> **Required task**:
Print the first line of the material below and each line after it, exactly as written, ending with the line that contains "ziekteverzuim per school".
******************************
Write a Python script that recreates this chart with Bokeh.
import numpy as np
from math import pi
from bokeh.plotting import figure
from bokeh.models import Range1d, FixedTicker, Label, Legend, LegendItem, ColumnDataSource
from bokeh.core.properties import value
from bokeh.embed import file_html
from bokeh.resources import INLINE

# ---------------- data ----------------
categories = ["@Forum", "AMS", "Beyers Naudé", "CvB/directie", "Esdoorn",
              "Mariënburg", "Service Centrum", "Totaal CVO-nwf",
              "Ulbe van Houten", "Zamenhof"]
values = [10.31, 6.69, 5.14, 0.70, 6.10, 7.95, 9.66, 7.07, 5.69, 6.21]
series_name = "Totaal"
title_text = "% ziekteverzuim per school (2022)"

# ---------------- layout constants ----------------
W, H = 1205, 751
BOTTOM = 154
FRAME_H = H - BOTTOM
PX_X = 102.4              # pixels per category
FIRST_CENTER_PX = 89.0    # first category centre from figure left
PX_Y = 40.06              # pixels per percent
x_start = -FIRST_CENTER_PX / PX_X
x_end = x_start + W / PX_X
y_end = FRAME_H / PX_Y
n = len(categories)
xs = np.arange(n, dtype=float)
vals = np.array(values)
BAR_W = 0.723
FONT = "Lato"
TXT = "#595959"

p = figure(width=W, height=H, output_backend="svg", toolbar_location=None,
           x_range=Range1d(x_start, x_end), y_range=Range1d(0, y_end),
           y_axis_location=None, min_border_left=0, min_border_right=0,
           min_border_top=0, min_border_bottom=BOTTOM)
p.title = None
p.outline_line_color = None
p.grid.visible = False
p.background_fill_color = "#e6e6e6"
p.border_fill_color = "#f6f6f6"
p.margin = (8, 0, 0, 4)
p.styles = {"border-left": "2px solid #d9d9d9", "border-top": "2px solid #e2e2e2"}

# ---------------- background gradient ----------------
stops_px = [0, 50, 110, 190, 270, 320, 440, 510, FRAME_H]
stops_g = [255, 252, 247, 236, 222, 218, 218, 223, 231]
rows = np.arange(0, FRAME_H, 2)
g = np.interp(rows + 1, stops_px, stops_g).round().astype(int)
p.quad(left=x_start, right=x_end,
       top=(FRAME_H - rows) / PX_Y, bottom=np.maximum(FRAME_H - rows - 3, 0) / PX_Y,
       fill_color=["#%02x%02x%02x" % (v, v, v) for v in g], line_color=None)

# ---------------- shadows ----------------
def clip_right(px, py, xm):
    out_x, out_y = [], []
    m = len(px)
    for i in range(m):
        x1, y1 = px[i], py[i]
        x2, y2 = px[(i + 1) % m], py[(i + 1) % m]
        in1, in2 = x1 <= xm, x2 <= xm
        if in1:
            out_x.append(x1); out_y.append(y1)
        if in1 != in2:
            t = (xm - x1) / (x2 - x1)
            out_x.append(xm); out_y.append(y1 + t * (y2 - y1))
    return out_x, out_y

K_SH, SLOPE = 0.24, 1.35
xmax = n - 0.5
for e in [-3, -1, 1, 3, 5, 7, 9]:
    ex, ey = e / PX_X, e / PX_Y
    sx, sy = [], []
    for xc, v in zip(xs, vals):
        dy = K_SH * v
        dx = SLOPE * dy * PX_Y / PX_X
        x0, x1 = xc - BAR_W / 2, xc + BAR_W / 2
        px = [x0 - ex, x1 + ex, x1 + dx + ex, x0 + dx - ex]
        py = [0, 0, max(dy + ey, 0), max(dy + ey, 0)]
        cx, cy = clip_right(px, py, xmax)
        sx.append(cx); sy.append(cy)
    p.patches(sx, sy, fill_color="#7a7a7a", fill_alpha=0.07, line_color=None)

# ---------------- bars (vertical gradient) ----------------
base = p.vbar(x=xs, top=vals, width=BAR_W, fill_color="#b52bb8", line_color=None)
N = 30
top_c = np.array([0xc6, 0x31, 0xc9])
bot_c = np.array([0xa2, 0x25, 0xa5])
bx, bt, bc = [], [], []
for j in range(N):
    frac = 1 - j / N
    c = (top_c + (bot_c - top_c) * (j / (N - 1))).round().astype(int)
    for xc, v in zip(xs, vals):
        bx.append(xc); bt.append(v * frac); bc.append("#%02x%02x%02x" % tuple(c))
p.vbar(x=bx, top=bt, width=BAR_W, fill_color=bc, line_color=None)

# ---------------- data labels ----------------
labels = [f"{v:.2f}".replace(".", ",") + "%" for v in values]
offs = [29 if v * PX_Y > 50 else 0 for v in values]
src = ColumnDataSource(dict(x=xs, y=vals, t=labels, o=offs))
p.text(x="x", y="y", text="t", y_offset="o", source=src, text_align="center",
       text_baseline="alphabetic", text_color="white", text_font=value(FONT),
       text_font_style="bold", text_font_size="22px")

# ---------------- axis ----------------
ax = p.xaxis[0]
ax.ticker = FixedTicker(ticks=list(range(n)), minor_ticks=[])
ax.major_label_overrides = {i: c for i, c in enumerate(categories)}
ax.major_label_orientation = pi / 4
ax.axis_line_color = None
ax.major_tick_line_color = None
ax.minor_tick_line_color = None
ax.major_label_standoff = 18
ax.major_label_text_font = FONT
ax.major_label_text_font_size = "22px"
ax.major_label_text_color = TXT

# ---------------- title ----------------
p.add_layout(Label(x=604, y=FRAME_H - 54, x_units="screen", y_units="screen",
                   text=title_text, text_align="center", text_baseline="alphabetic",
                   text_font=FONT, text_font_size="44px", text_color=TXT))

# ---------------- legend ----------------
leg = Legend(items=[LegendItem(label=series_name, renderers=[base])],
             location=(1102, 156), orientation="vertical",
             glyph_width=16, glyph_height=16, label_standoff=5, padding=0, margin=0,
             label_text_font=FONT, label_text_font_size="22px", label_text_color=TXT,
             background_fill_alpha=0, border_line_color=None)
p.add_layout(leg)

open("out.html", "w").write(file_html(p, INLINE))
******************************
> **Answer**:
Write a Python script that recreates this chart with Bokeh.
import numpy as np
from math import pi
from bokeh.plotting import figure
from bokeh.models import Range1d, FixedTicker, Label, Legend, LegendItem, ColumnDataSource
from bokeh.core.properties import value
from bokeh.embed import file_html
from bokeh.resources import INLINE

# ---------------- data ----------------
categories = ["@Forum", "AMS", "Beyers Naudé", "CvB/directie", "Esdoorn",
              "Mariënburg", "Service Centrum", "Totaal CVO-nwf",
              "Ulbe van Houten", "Zamenhof"]
values = [10.31, 6.69, 5.14, 0.70, 6.10, 7.95, 9.66, 7.07, 5.69, 6.21]
series_name = "Totaal"
title_text = "% ziekteverzuim per school (2022)"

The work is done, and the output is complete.